'As chamas vieram com tudo': O homem que escapou por pouco do mortal incêndio em Portugal
Gareth Roberts estava na estrada quando o fogo se intensificou, precisou se abrigar na casa de estranhos e chegou a se despedir dos seus pais: 'era para eu ter morrido'.
Um incêndio de grandes proporções causou mais de 60 mortes em uma região florestal no centro de Portugal, levando o país a declarar três dias de luto nacional.
Acredita-se que o incêndio, iniciado no sábado, tenha sido causado por um raio sobre uma árvore e propagado pelo tempo seco, já que essa região de Portugal passa por uma onda de calor. Muitas das vítimas morreram em seus carros enquanto tentavam fugir das chamas.

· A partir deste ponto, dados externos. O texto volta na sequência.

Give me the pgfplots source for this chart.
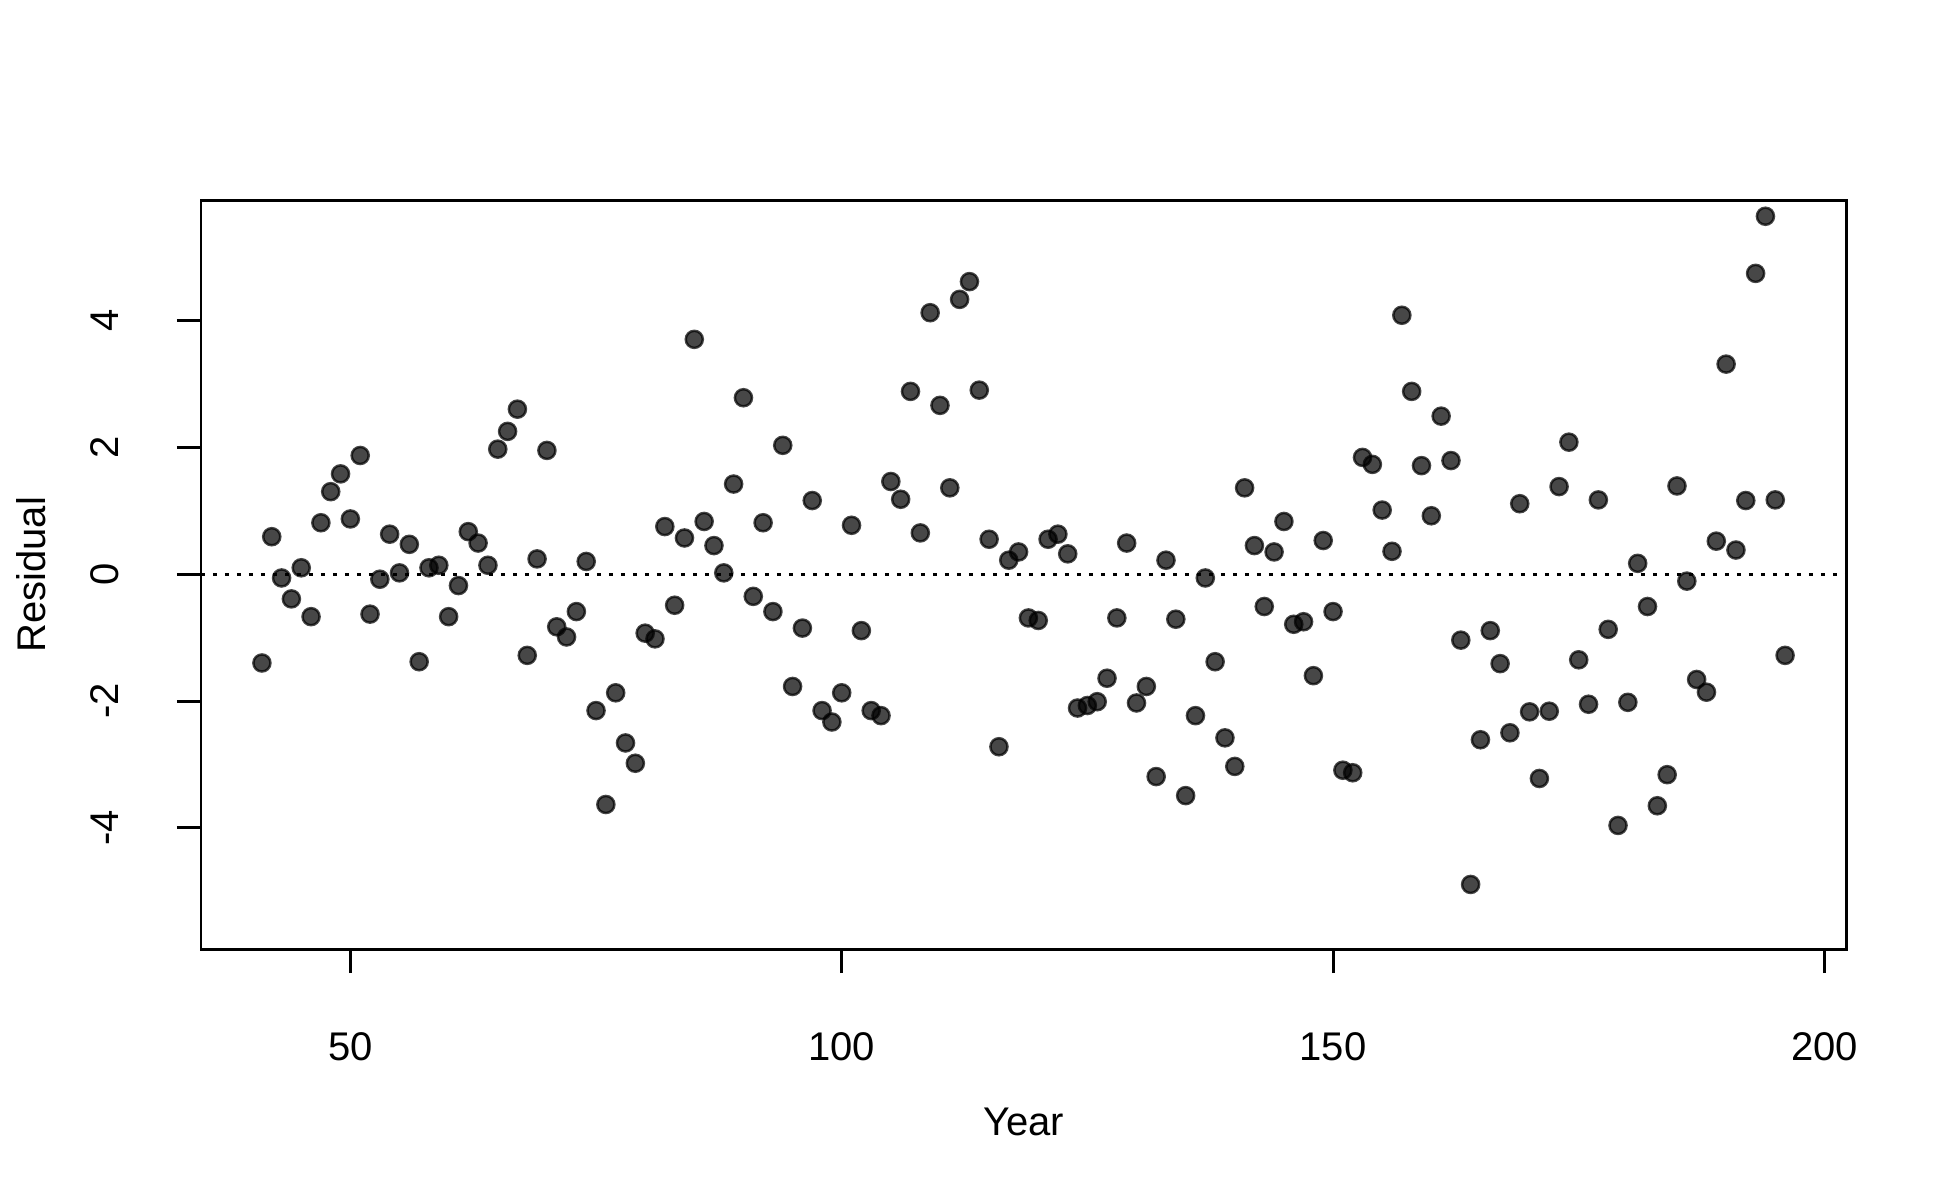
\documentclass[border=0pt]{standalone}
\usepackage{fontspec}
\setmainfont{Liberation Sans}
\usepackage{pgfplots}
\pgfplotsset{compat=1.18}

% residuals by year
\newcommand{\residuals}{
(41,-1.40) (42,0.59) (43,-0.06) (44,-0.39) (45,0.10) (46,-0.67) (47,0.81) (48,1.30)
(49,1.58) (50,0.87) (51,1.87) (52,-0.63) (53,-0.08) (54,0.63) (55,0.02) (56,0.47)
(57,-1.38) (58,0.10) (59,0.14) (60,-0.67) (61,-0.18) (62,0.67) (63,0.49) (64,0.14)
(65,1.97) (66,2.25) (67,2.60) (68,-1.28) (69,0.24) (70,1.95) (71,-0.83) (72,-0.99)
(73,-0.59) (74,0.20) (75,-2.15) (76,-3.63) (77,-1.87) (78,-2.66) (79,-2.98) (80,-0.93)
(81,-1.02) (82,0.75) (83,-0.49) (84,0.57) (85,3.70) (86,0.83) (87,0.45) (88,0.02)
(89,1.42) (90,2.78) (91,-0.35) (92,0.81) (93,-0.59) (94,2.03) (95,-1.77) (96,-0.85)
(97,1.16) (98,-2.15) (99,-2.33) (100,-1.87) (101,0.77) (102,-0.89) (103,-2.15) (104,-2.23)
(105,1.46) (106,1.18) (107,2.88) (108,0.65) (109,4.12) (110,2.66) (111,1.36) (112,4.33)
(113,4.61) (114,2.90) (115,0.55) (116,-2.72) (117,0.22) (118,0.35) (119,-0.69) (120,-0.73)
(121,0.55) (122,0.63) (123,0.32) (124,-2.11) (125,-2.07) (126,-2.01) (127,-1.64) (128,-0.69)
(129,0.49) (130,-2.03) (131,-1.77) (132,-3.19) (133,0.22) (134,-0.71) (135,-3.49) (136,-2.23)
(137,-0.06) (138,-1.38) (139,-2.58) (140,-3.03) (141,1.36) (142,0.45) (143,-0.51) (144,0.35)
(145,0.83) (146,-0.79) (147,-0.75) (148,-1.60) (149,0.53) (150,-0.59) (151,-3.09) (152,-3.13)
(153,1.84) (154,1.73) (155,1.01) (156,0.36) (157,4.08) (158,2.88) (159,1.71) (160,0.92)
(161,2.49) (162,1.79) (163,-1.04) (164,-4.89) (165,-2.61) (166,-0.89) (167,-1.41) (168,-2.50)
(169,1.11) (170,-2.17) (171,-3.22) (172,-2.16) (173,1.38) (174,2.08) (175,-1.35) (176,-2.05)
(177,1.17) (178,-0.87) (179,-3.96) (180,-2.02) (181,0.17) (182,-0.51) (183,-3.65) (184,-3.16)
(185,1.39) (186,-0.11) (187,-1.66) (188,-1.86) (189,0.52) (190,3.31) (191,0.38) (192,1.16)
(193,4.74) (194,5.64) (195,1.17) (196,-1.28)
}

\begin{document}
\begin{tikzpicture}[font=\fontsize{9.6bp}{11.5bp}\selectfont]
\begin{axis}[
    name=ax,
    scale only axis,
    width=394.8bp, height=179.7bp,
    xmin=34.8, xmax=202.2,
    ymin=-5.91, ymax=5.89,
    axis line style={line width=0.72bp},
    every tick/.style={black, line width=0.72bp},
    tick align=outside,
    major tick length=5.76bp,
    xtick={50,100,150,200}, xticklabels={50,100,150,200},
    ytick={-4,-2,0,2,4}, yticklabels={-4,-2,0,2,4},
    xtick pos=bottom, ytick pos=left,
    xticklabel style={anchor=base},
    yticklabel style={rotate=90, anchor=base},
    xticklabel shift=21.0bp,
    yticklabel shift=14.0bp,
    xlabel={Year}, ylabel={Residual},
    xlabel style={at={([yshift=-44.7bp]axis description cs:0.5,0)}, anchor=base},
    ylabel style={at={([xshift=-37.4bp]axis description cs:0,0.5)}, rotate=0, anchor=base},
    clip=false,
]
\addplot[black, line width=0.7bp, dash pattern=on 0.96bp off 1.92bp]
    coordinates {(34.8,0) (202.2,0)};
\addplot[only marks, mark=*, mark size=2.05bp,
    mark options={fill=black, draw=black, opacity=0.72, line width=0.6bp}]
    coordinates {\residuals};
\end{axis}
\pgfresetboundingbox
\path ([xshift=-48.24bp,yshift=-60.1bp]ax.south west) rectangle ([xshift=24.96bp,yshift=48.1bp]ax.north east);
\end{tikzpicture}
\end{document}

"Infelizmente, esta parece ser a maior tragédia do tipo que vimos nos últimos anos", disse o primeiro-ministro Antonio Costa.
Sobreviventes relatam cenas de desespero e dizem que as chamas se espalharam rapidamente.
O britânico Gareth Roberts, 36, que mora em Portugal há quatro anos, é um dos que conseguiram escapar das chamas - por muito pouco. Ele chegou a mandar um texto emocionado de adeus a seus pais. Veja seu depoimento:
"Estávamos dirigindo de volta de Cadiz, na Espanha, e estávamos a cerca de 50 minutos de casa. Sabíamos que havia um incêndio em curso e conseguíamos ver a fumaça. Parecia muito feio, mas eu não tinha ideia do quanto até chegarmos mais perto.
Dirigindo pelas montanhas, víamos as chamas do fogo passando de um lado para o outro do vale.
O vento jogava galhos sobre o nosso carro, mas não podíamos parar - dava para sentir o calor (do fogo).
Acabamos ficando presos em uma aldeia chamada Mó Grande, cercada por fogo. Nós e os moradores locais estávamos chorando, comovidos pelo calor e pela velocidade do fogo. Estava escuro, muito escuro, em meio às chamas.
Um homem gritou oferecendo abrigo em sua casa, junto a sua mãe. Muitos de nós aceitamos.
Sua mãe tinha um apartamento anexado à casa, onde estava mais fresco e fora do caminho do fogo. No período em que ficamos lá, mais pessoas chegaram.
A mãe do homem nos serviu vinho, e teria sido algo prazeroso se fossem outras as circunstâncias.
Ao chegar à aldeia, eu havia mandado uma mensagem aos meus pais dizendo 'o fogo está em todo o lugar, este é o fim'. Na casa (onde estava abrigado), não havia rede de celular, então me dei conta: 'A última coisa que disse a meus pais foi que estava morrendo'.
Ficamos sem energia e as chamas vieram com tudo, como um tornado feroz e vermelho passando pelas janelas. Nos encolhemos no chão por uma hora, tentando respirar, rezando, chorando.
Não sou um homem religioso, mas não tenho vergonha de dizer: estava rezando, todos estávamos. Não havia nada mais a fazer.
Disse a mim mesmo: 'não posso morrer assim'. Comecei a chorar, fiquei emocionado. Não consegui fazer nada por 20 minutos.
Até que o fogo passou e saímos para ver os destroços da aldeia, que ainda ardiam em chamas. Milagrosamente, nossa casa e a casa ao lado não pegaram fogo.
A devastação era indescritível. As pessoas (estavam) desnorteadas, restos de casas queimavam incontrolavelmente.
Eu não conseguia acreditar no que via. Depois que o fogo passou, deveria estar claro, mas estava escuro. Havia uma película estranha sobre nossos olhos.
Dava para ouvir botijões de gás explodindo, com flashes azuis. O silêncio era estranho. A sensação era estranha. Depois se transformou em alívio, e choramos.
Até então, não havíamos recebido qualquer ajuda das autoridades. Toda a ajuda veio dos locais, sem telefones e sem internet, só do jeito que se costuma fazer.
Se essas pessoas não tivessem sido generosas, eu não estaria aqui hoje. Agradeci a eles por terem salvado a minha vida. Mas um mero 'obrigado' não é nem de longe o suficiente.
Eu poderia ter morrido. Deveria ter morrido. Um ato aleatório de bondade salvou a minha vida, e agora só o que posso fazer é rezar por Portugal."